The Life Cycle of Data: Understanding Data Over Time

Abstract

Corporate data include everything found in the corporation in the way of data. The most basic division of corporate data is by structured data and unstructured data. As a rule, there is much more unstructured data than structured data. Unstructured data have two basic divisions—repetitive data and nonrepetitive data. Big data is made up of unstructured data. Nonrepetitive big data has a fundamentally different form than repetitive unstructured big data. In fact, the differences between nonrepetitive big data and repetitive big data are so large that they can be called the boundaries of the “great divide.” The divide is so large that many professionals are not even aware that there is this divide. As a rule, nonrepetitive big data has MUCH greater business value than repetitive big data.

Keywords

Structured data; Unstructured data; Corporate data; Repetitive data; Nonrepetitive data; Business value; The great divide of data; Big data

Data in the corporation have a predictable life cycle. The life cycle applies to most data. There are however a few exceptions. Some data do not follow the life cycle that will be described (but most does). The life cycle of data looks like the diagram shown in Figs. 1.6.1 and 1.6.2.

The life cycle of data shows that raw data enter the corporate information systems. The entry of raw data can be made in many ways. The customer may do a transaction, and the data are captured as a by-product of the transaction. An analog computer may make a reading, and the data are entered as part of the analog processing. A customer may initiate an activity (such as make a phone call), and a computer captures that information. There are many ways that data can enter the information systems of the corporation.

After the raw detailed data have entered the system, the next step is that the raw detailed data pass through a capture/edit process. In the capture/edit process, the raw detailed data pass through a basic edit process. In the edit process, the raw detailed data can be adjusted (or even rejected). In general, the data that enter the information systems of the corporation are at the most detailed level.

After the raw detailed data have passed through the edit/capture process, the raw detailed data then go through an organization process. The organization process can be as simple as simple indexing the data. Or the raw detailed data may be subjected to an elaborate filtering/calculation/merging process. At this point, the raw detailed data are like putty that can be shaped in many ways by the system designer.

Once the raw detailed data have passed through the organization process, the data are then fit to be stored. The data can be stored in a standard DBMS or in big data (or in other forms of storage). After the data are stored, before the data are fit for analysis, it typically passes through an integration process. The purpose of the integration process is to restructure the data so that they are fit to be combined with other types of data.

It is at this point that the data enter the cycle of usefulness. The cycle of usefulness will be discussed at length later. After the data have fulfilled its usefulness, the data can be either archived or discarded.

The life cycle of data that has been described is for raw detailed data. There is a slightly different life cycle of data for summarized or aggregated data.

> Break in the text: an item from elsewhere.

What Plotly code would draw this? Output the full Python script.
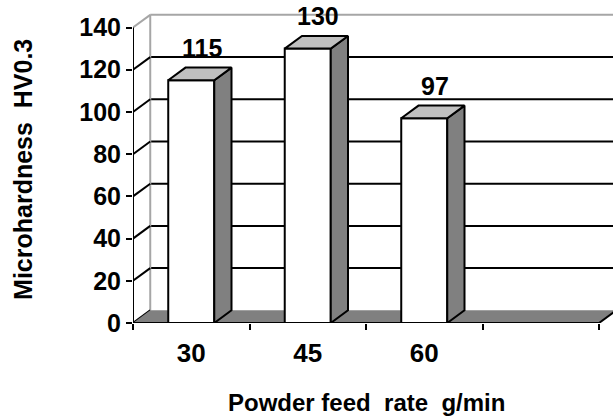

The life cycle of summarized or aggregated data is seen in Fig. 1.6.3.

The life cycle for most summarized or aggregated data begins the same way that raw detailed data begin. Raw data are ingested into the corporation. But once that raw data become a part of the infrastructure, the raw data are accessed, categorized, and calculated. The calculation is then saves as part of the information infrastructure, as seen in Fig. 1.6.3.

Once raw and summarized become part of the information infrastructure, the data are then subject to the “curve of usefulness.” The curve of usefulness states that the longer data remain in the infrastructure, the less likely it is that the data will be used in analysis.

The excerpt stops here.